Establishing the existence of a new form of matter is a rare achievement, but the result has resonance in another field: cosmology, the scientific study of how the entire universe began and developed into the form we now witness. For many years, cosmologists studying the Big Bang theory were stymied. They had pieced together a robust description of how the universe evolved from a split second after the beginning, but they were unable to give any insight into what drove space to start expanding in the first place. What force could have exerted such a powerful outward push? For all its success, the Big Bang theory left out the bang.

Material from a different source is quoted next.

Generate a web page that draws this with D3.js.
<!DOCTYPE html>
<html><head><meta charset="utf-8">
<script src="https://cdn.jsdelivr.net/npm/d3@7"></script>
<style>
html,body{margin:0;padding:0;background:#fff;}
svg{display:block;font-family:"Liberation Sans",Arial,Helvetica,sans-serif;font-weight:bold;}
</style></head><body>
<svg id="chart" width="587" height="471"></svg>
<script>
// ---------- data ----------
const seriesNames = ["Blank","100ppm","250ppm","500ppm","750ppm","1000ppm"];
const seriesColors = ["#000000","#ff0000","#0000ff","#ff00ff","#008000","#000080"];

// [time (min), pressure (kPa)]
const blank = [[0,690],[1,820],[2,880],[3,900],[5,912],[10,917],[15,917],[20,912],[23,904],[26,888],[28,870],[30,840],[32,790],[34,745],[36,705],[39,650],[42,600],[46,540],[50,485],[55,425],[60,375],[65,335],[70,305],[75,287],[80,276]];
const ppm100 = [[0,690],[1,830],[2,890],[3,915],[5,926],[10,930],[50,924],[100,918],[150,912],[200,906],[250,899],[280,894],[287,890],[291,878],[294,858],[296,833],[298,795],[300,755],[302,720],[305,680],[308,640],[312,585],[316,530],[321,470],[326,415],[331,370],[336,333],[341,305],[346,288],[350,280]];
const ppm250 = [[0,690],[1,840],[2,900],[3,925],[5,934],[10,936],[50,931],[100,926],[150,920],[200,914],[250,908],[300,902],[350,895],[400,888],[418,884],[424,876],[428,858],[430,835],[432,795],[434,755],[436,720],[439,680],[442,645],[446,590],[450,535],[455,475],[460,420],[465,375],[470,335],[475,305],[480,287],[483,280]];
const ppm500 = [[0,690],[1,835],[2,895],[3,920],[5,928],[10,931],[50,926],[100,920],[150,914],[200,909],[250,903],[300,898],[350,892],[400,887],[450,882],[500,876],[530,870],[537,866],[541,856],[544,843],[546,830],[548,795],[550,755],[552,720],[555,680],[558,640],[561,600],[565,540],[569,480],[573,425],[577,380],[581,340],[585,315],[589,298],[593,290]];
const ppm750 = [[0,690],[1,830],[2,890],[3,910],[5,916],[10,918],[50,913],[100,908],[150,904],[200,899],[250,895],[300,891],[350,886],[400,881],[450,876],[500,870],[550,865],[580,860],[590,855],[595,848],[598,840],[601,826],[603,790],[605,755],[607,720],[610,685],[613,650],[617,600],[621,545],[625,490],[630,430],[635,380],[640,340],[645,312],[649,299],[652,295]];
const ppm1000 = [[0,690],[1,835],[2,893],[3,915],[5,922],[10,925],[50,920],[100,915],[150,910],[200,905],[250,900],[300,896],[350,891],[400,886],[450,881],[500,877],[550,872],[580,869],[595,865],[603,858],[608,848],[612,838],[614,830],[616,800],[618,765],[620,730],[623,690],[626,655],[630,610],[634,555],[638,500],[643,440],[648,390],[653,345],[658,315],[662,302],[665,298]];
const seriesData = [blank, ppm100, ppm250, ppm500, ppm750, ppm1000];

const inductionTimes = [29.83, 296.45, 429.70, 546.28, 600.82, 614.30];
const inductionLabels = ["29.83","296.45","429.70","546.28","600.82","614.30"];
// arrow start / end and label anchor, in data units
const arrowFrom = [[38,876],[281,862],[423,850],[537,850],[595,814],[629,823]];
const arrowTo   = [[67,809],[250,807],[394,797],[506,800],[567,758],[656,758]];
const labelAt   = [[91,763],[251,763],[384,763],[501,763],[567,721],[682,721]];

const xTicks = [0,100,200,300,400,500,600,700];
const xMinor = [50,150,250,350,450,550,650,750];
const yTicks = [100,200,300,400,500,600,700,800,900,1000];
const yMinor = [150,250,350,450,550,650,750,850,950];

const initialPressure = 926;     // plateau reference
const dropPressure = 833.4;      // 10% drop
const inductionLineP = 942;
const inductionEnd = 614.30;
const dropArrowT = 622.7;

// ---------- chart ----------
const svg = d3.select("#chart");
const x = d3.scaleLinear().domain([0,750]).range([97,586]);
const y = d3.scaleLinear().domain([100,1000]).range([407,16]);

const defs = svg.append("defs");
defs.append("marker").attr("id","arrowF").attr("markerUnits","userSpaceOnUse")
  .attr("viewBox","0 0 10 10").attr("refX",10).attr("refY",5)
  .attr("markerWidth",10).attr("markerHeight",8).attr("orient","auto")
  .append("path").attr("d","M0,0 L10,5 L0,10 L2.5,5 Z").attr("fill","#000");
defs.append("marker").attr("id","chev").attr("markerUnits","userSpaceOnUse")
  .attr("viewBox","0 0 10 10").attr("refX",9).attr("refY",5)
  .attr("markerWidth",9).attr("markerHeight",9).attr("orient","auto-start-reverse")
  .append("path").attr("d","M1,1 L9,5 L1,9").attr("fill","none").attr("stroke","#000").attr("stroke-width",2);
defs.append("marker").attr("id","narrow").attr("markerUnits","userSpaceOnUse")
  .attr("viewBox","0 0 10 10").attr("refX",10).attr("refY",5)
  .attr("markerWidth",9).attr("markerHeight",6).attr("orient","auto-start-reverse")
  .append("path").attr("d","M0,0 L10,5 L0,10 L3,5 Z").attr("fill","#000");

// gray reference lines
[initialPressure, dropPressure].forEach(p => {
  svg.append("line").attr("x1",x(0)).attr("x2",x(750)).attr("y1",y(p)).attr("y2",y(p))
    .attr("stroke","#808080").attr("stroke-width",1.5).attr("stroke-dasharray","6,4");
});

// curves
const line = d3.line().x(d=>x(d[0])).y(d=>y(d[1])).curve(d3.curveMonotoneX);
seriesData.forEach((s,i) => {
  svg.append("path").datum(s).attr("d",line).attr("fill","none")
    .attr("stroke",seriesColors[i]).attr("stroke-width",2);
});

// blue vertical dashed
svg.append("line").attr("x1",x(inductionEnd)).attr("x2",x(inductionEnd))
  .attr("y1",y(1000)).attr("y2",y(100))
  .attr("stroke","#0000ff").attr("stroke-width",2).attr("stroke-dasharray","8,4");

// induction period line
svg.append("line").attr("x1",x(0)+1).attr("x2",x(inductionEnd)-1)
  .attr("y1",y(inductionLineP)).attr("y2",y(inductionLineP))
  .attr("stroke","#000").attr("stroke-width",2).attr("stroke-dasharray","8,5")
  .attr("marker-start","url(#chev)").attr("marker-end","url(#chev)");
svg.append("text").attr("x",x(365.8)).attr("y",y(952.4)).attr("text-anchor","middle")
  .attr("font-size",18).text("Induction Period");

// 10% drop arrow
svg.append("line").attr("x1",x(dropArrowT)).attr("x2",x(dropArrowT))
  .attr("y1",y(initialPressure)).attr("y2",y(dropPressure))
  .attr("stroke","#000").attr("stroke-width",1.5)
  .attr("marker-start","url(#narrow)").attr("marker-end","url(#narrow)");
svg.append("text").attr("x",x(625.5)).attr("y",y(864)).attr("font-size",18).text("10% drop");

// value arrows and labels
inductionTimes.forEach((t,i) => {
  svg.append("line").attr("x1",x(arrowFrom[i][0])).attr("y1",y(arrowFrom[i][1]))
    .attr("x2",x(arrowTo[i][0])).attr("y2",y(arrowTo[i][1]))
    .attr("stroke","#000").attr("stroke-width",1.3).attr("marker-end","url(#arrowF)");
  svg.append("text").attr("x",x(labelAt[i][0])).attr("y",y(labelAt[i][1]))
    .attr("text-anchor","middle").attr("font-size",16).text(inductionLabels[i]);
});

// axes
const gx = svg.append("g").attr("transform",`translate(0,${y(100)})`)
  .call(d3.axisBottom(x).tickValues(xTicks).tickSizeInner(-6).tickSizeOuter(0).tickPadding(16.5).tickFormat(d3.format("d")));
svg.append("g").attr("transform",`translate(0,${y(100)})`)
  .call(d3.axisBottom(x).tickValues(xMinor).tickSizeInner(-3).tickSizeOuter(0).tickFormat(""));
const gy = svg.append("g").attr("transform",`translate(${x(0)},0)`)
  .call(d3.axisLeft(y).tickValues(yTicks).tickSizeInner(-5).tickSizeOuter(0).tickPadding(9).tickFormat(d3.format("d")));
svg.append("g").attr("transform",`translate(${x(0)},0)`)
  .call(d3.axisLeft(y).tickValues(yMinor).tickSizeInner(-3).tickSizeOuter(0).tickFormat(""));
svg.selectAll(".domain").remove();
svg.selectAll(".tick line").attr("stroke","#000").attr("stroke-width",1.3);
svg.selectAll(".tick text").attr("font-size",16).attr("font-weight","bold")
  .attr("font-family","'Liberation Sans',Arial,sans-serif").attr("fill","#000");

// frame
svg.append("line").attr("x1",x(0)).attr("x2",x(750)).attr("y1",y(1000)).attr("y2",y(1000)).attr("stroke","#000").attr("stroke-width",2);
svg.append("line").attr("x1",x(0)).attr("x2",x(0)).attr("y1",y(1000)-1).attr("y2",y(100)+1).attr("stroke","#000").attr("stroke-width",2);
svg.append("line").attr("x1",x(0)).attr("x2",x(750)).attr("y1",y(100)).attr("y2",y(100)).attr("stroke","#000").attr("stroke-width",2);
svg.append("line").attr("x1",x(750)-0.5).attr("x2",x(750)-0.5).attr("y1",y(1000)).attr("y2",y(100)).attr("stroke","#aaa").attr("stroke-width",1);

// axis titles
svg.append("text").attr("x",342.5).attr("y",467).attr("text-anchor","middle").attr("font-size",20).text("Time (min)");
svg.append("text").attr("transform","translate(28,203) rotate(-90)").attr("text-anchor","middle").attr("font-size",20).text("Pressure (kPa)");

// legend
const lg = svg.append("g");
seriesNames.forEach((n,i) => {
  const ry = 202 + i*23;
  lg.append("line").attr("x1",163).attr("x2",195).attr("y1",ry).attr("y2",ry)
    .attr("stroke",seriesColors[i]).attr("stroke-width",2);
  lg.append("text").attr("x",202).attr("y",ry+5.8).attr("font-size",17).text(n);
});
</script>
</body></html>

Oh, you can read thousands of journal articles on this, and read about the billions of dollars that have been spent on deep space observations seeking—and finding—indirect evidence that these theories accurately describe our universe. To me, just fascinating stuff.
But for me the discovery of the Higgs particle is an astonishing triumph of mathematics’ power to reveal the workings of the universe. It’s a story that’s been recapitulated in physics numerous times, but each new example thrills just the same.
I’ll leave you with a comment by Nobel laureate Steven Weinberg (Physics, 1979) :
“Our mistake in science is often not that we take our theories too seriously, but we do not take them seriously enough. It is always hard to realize that these numbers and equations we play with at our desks have something to do with the real world. We pound ourselves in our labs, sometimes doubting our own proofs. Sometimes those numbers and equations have an uncanny, almost eerie ability to illuminate otherwise dark corners of reality. When they do, we get that much closer to grasping our place in the cosmos”.
It is worth remembering, as Peter Higgs always knew, that what really matters in science is the process, not the prize.